Он вроде бы заколебался: уйти или остаться, но колебание было, как говорится, на публику. Кент понимал, что сейчас происходит самое важное событие в его жизни, и если он уйдет, то оно произойдет без него. С наигранным недовольством он опустился на стул. Я тоже сел.
Синтия продолжала читать, как будто ничего не случилось. Она нашла ударный пассаж:
— "После долгого сопротивления Билл наконец почувствовал вкус к сексуальному удушью. Любимый его прием заключается в следующем: он накидывает себе на шею петлю и вешается на стенном крюке, а я в это время делаю ему минет.
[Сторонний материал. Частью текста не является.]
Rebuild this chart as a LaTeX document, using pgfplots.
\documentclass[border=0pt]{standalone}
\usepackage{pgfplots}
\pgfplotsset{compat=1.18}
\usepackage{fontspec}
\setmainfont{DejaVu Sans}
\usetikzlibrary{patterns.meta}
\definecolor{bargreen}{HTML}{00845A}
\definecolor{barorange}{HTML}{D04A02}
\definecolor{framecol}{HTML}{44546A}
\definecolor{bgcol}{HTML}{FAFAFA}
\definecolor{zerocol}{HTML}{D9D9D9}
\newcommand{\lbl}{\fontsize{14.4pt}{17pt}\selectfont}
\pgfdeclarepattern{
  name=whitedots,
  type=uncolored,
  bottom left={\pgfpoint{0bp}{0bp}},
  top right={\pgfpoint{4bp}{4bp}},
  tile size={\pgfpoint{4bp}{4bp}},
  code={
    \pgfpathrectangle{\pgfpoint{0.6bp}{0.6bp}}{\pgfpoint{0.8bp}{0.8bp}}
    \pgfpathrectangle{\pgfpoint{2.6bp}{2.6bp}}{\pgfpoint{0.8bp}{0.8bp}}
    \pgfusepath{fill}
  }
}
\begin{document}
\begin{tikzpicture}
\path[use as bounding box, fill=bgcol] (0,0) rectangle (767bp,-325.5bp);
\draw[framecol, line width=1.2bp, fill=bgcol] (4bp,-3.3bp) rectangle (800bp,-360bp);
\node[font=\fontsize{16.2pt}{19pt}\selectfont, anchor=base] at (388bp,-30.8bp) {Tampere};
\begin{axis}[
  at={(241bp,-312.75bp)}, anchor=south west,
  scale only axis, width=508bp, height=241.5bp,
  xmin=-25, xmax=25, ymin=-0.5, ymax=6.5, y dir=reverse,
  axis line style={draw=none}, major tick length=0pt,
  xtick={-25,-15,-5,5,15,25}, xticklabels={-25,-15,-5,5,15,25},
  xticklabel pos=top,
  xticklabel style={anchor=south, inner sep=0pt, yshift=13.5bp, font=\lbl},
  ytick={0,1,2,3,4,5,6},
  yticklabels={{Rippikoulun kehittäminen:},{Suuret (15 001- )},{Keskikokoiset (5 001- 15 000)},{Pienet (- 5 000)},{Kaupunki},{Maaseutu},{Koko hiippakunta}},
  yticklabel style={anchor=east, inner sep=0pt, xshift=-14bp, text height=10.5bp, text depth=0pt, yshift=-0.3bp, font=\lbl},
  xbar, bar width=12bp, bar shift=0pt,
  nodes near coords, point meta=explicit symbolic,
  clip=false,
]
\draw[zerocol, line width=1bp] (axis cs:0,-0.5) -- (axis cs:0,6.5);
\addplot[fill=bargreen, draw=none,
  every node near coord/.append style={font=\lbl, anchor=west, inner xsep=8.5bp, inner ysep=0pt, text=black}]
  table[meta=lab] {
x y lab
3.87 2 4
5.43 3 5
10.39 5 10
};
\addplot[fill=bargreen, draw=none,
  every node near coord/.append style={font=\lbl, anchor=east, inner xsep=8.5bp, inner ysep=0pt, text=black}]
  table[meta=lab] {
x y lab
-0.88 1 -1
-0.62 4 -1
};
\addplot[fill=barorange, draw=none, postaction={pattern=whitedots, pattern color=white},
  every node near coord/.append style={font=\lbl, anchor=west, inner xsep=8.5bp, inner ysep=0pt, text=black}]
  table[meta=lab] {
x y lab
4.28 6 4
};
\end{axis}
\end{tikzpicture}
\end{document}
Но Билл любит также привязывать меня к кровати, как он сделал это сегодня, и, стянув мне горло шнуром, работать во мне мощным вибратором. Он так наловчился в этой процедуре, что я кончала и кончала..."
Синтия посмотрела на Кента и стала перелистывать страницы дальше.
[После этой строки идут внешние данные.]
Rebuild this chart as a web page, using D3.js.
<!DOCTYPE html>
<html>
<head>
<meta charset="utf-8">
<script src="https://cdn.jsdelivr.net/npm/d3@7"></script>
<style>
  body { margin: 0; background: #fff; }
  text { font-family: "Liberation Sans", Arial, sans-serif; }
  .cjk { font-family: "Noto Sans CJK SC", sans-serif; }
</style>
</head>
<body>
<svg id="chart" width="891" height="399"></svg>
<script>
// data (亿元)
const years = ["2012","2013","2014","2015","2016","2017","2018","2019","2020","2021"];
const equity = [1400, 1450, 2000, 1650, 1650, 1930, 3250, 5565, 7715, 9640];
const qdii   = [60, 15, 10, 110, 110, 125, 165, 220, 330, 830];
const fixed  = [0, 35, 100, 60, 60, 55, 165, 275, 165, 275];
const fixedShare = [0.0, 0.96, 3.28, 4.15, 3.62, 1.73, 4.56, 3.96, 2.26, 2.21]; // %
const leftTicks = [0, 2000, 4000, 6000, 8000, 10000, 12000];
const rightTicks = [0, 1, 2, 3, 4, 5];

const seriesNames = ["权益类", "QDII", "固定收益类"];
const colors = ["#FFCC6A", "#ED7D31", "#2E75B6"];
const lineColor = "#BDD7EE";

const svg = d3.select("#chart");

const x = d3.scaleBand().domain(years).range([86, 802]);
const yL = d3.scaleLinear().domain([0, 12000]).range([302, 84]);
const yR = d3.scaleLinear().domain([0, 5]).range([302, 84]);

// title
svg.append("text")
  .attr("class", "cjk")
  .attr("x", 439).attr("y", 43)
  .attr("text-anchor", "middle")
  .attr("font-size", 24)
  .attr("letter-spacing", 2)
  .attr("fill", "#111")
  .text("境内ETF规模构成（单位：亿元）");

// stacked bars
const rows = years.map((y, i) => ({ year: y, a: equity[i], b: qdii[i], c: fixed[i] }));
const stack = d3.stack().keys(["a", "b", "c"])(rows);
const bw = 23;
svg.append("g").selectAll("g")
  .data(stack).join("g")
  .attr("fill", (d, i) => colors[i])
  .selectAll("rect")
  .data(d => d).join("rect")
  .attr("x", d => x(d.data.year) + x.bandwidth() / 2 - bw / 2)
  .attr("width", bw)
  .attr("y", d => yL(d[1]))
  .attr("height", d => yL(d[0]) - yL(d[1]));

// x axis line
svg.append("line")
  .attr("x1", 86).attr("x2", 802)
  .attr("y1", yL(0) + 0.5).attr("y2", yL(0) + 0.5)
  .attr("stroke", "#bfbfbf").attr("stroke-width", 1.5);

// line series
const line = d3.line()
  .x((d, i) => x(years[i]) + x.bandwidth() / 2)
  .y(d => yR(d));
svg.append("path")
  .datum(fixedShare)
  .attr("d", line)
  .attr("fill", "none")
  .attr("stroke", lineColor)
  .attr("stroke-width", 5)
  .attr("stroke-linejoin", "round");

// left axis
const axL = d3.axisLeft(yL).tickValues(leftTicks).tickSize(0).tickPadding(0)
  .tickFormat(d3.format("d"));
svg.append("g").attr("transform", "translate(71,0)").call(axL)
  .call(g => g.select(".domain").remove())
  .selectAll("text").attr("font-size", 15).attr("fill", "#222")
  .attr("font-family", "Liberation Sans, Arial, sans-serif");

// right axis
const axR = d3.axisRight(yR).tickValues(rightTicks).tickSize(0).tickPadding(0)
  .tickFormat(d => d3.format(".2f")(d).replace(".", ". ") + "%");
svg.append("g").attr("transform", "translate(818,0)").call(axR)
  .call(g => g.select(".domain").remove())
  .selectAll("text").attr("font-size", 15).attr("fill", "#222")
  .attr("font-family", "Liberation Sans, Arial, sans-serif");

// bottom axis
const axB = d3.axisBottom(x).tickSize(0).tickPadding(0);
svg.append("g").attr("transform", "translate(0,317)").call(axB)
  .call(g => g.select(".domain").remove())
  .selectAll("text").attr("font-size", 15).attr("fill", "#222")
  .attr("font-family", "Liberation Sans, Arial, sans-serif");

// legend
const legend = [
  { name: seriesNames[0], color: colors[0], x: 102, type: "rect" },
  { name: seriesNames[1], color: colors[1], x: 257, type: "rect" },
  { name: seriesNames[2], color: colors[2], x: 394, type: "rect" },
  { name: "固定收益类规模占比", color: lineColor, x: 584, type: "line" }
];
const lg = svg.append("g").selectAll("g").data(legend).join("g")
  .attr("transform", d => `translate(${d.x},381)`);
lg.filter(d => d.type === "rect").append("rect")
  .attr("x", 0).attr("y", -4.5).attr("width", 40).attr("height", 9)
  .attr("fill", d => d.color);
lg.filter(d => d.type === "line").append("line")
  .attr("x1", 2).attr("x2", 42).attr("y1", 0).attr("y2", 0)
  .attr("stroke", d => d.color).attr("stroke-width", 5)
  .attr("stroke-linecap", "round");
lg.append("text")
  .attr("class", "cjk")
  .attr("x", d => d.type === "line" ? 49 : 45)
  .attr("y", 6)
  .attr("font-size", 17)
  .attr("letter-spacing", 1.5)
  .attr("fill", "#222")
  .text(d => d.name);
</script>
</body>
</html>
Кент не был сейчас ни рассерженным, ни растерянным; он, казалось, унесся мысленно куда-то далеко-далеко, то ли вспоминая светлые деньки, то ли стараясь проникнуть в темное, неопределенное будущее.
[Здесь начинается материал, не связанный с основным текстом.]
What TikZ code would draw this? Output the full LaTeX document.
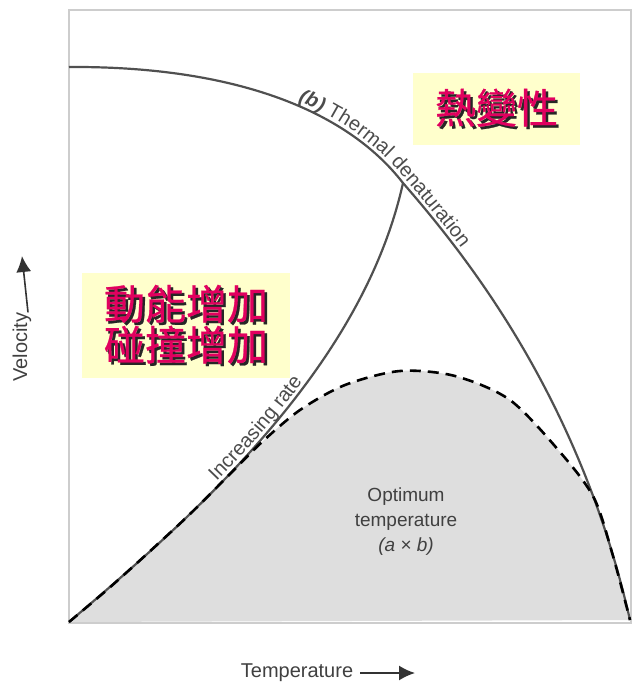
\documentclass[tikz,border=0pt]{standalone}
\usepackage{fontspec}
\setmainfont{Liberation Sans}
\newfontfamily\cjk{Noto Sans CJK TC}[FakeBold=0.6]
\usetikzlibrary{arrows.meta,decorations.text}

\definecolor{zhred}{RGB}{225,0,95}
\definecolor{notefill}{RGB}{255,255,204}
\definecolor{curvegray}{RGB}{80,80,80}
\definecolor{fillgray}{RGB}{222,222,222}
\definecolor{framegray}{RGB}{205,205,205}

\newcommand{\shadowed}[1]{\leavevmode\rlap{\kern2.5pt\raisebox{-2.5pt}{\color{black!85}#1}}{\color{zhred}#1}}
\newcommand{\lblfont}{\fontsize{20}{24}\selectfont}

\begin{document}
\begin{tikzpicture}[x=1pt,y=-1pt,
    curve/.style={draw=curvegray, line width=2.2pt},
    abcurve/.style={draw=black, line width=2.6pt, dash pattern=on 11pt off 7pt},
    notebox/.style={fill=notefill, inner sep=0pt, align=center,
        font=\cjk\fontsize{41}{41}\selectfont},
    axislabel/.style={inner sep=0pt, text=black!75, font=\lblfont},
    axisarrow/.style={-{Latex[length=16pt,width=15pt]}, line width=1.6pt, black!80}]
    \useasboundingbox (0,0) rectangle (634,689);
    \fill[fillgray] plot[smooth] coordinates {(69,622) (108,589) (148,553) (189,515) (229,475) (262,442) (300,410) (345,385) (400,371) (455,376) (510,400) (560,452) (594,498) (613,556) (630,620)} -- cycle;
    \draw[framegray, line width=1.5pt] (69,10) rectangle (631,623);
    \draw[curve, postaction={decorate, decoration={text along path, raise=4pt,
        text align={left indent=232pt}, text color=black!70,
        text={|\lblfont\bfseries\itshape|(b) |\lblfont\mdseries\upshape|Thermal denaturation}}}]
        (69,67) .. controls (230,66) and (345,108) .. (403,183)
        .. controls (470,260) and (580,400) .. (630,620);
    \draw[curve, postaction={decorate, decoration={text along path, raise=4pt,
        text align={left indent=204pt}, text color=black!70,
        text={|\lblfont|Increasing rate}}}]
        (69,622) .. controls (195,515) and (362,368) .. (403,183);
    \draw[abcurve] plot[smooth] coordinates {(69,622) (108,589) (148,553) (189,515) (229,475) (262,442) (300,410) (345,385) (400,371) (455,376) (510,400) (560,452) (594,498) (613,556) (630,620)};
    \node[axislabel, align=center, font=\fontsize{19}{25}\selectfont] (optimum) at (406,522) {Optimum\\temperature\\\textit{(a × b)}};
    \node[notebox, minimum width=167pt, minimum height=72pt] (denat) at (496.5,109) {\shadowed{熱變性}};
    \node[notebox, minimum width=208pt, minimum height=105pt] (kinetic) at (186,325.5) {\shadowed{動能增加}\\\shadowed{碰撞增加}};
    \node[axislabel] (temp) at (297,673) {Temperature};
    \coordinate (tempend) at (415,673);
    \draw[axisarrow] ([xshift=7pt]temp.east) -- (tempend);
    \node[axislabel, rotate=90] (velo) at (22,347) {Velocity};
    \coordinate (veloend) at (22,256);
    \draw[axisarrow] ([xshift=6pt]velo.east) -- (veloend);
\end{tikzpicture}
\end{document}
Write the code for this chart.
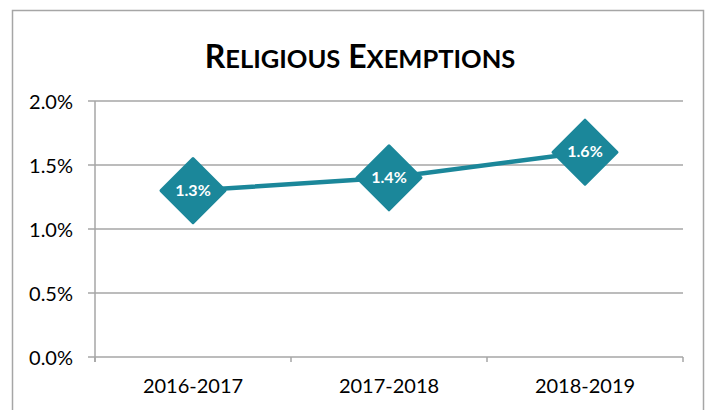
<!DOCTYPE html>
<html>
<head>
<meta charset="utf-8">
<script src="https://cdn.jsdelivr.net/npm/d3@7"></script>
<style>
  body { margin: 0; background: #fff; }
  text { font-family: Lato, "Open Sans", sans-serif; }
</style>
</head>
<body>
<div id="chart"></div>
<script>
// Chart data
const years = ["2016-2017", "2017-2018", "2018-2019"];
const rates = [1.3, 1.4, 1.6];
const yTicks = [0, 0.5, 1.0, 1.5, 2.0];

const width = 709;
const height = 410;
const margin = { top: 101, right: 26, bottom: 53, left: 95 };
const teal = "#1b879a";
const grey = "#a6a6a6";

const svg = d3
  .select("#chart")
  .append("svg")
  .attr("width", width)
  .attr("height", height);

// Outer chart border (bottom edge is off-canvas)
svg
  .append("rect")
  .attr("x", 12.5)
  .attr("y", 10.5)
  .attr("width", 691)
  .attr("height", 420)
  .attr("fill", "none")
  .attr("stroke", grey)
  .attr("stroke-width", 1.5);

// Title in small caps
const title = svg
  .append("text")
  .attr("x", 360)
  .attr("y", 68)
  .attr("text-anchor", "middle")
  .attr("font-weight", "bold")
  .attr("fill", "#000");
["Religious", "Exemptions"].forEach((word, i) => {
  title
    .append("tspan")
    .attr("font-size", 32)
    .text((i ? " " : "") + word[0]);
  title
    .append("tspan")
    .attr("font-size", 25.5)
    .text(word.slice(1).toUpperCase());
});

const x = d3
  .scaleBand()
  .domain(years)
  .range([margin.left, width - margin.right]);

const y = d3
  .scaleLinear()
  .domain([0, 2])
  .range([height - margin.bottom, margin.top]);

// Gridlines
svg
  .append("g")
  .selectAll("line")
  .data(yTicks)
  .join("line")
  .attr("x1", margin.left - 7)
  .attr("x2", width - margin.right)
  .attr("y1", (d) => y(d))
  .attr("y2", (d) => y(d))
  .attr("stroke", grey)
  .attr("stroke-width", 1.5);

// Y axis labels
svg
  .append("g")
  .selectAll("text")
  .data(yTicks)
  .join("text")
  .attr("x", 73)
  .attr("y", (d) => y(d) + 8)
  .attr("text-anchor", "end")
  .attr("font-size", 20)
  .attr("fill", "#000")
  .text((d) => d.toFixed(1) + "%");

// Y axis line
svg
  .append("line")
  .attr("x1", margin.left)
  .attr("x2", margin.left)
  .attr("y1", y(2))
  .attr("y2", y(0) + 5)
  .attr("stroke", grey)
  .attr("stroke-width", 1.5);

// X axis ticks between categories
const tickPos = years.map((d) => x(d)).concat([x.range()[1]]);
svg
  .append("g")
  .selectAll("line")
  .data(tickPos)
  .join("line")
  .attr("x1", (d) => d)
  .attr("x2", (d) => d)
  .attr("y1", y(0))
  .attr("y2", y(0) + 5)
  .attr("stroke", grey)
  .attr("stroke-width", 1.5);

// X axis labels
svg
  .append("g")
  .selectAll("text")
  .data(years)
  .join("text")
  .attr("x", (d) => x(d) + x.bandwidth() / 2)
  .attr("y", 393)
  .attr("text-anchor", "middle")
  .attr("font-size", 20)
  .attr("fill", "#000")
  .text((d) => d);

const points = years.map((d, i) => ({ year: d, value: rates[i] }));

// Series line
svg
  .append("path")
  .datum(points)
  .attr("fill", "none")
  .attr("stroke", teal)
  .attr("stroke-width", 4.5)
  .attr(
    "d",
    d3
      .line()
      .x((d) => x(d.year) + x.bandwidth() / 2)
      .y((d) => y(d.value))
  );

// Diamond markers
const marker = svg
  .append("g")
  .selectAll("g")
  .data(points)
  .join("g")
  .attr(
    "transform",
    (d) => `translate(${x(d.year) + x.bandwidth() / 2},${y(d.value)})`
  );

marker
  .append("path")
  .attr("d", "M0,-32L32,0L0,32L-32,0Z")
  .attr("fill", teal)
  .attr("stroke", teal)
  .attr("stroke-width", 3)
  .attr("stroke-linejoin", "round");

marker
  .append("text")
  .attr("y", 5)
  .attr("text-anchor", "middle")
  .attr("font-size", 16)
  .attr("font-weight", "bold")
  .attr("fill", "#fff")
  .text((d) => d.value.toFixed(1) + "%");
</script>
</body>
</html>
Синтия принялась за чтение последней записи, той, которую Грейс прочитала нам по телефону:
— "В Билле снова заговорил собственник. Я думала, что это в прошлом. Он приехал сегодня вечером, когда у меня был Тед Боуз. Мы с ним еще не спустились вниз. Они выпили с Кентом в гостиной, и тот начал корчить из себя начальника. Потом Тед уехал, а мы с Биллом поругались. Он говорит, что если я выйду за него замуж или просто буду жить с ним, то бросит жену и работу. Билл знает, почему я занимаюсь с ним и другими мужиками тем, чем занимаюсь, но ему взбрело в голову, что между нами что-то серьезное. Он настаивает, я возражаю. Сегодня ему даже секс был не нужен. Он говорил и говорил. Я дала ему выговориться, хотя мне не по сердцу то, что Билл говорит. Почему некоторые мужчины думают, что с дамой надо быть рыцарем в сияющих доспехах? Я сама себе рыцарь и дракон, живу в собственном заколдованном замке. Все остальные — пешки в моей игре. Билл не очень проницателен, он этого не понимает, а объяснять я не собираюсь. Я сказала, что подумаю над его предложением, а до того не будет ли он любезен приезжать ко мне только тогда, когда мы условимся. Билл разозлился, даже ударил меня. Потом сорвал с меня одежду и взял прямо на полу. Когда насытился, ему стало легче, но уехал он тем не менее в дурном настроении. Он становится опасен, но мне все равно. Если не считать Уэса, Билл единственный, кто смеет угрожать мне и поднимать на меня руку. Тем он и интересен".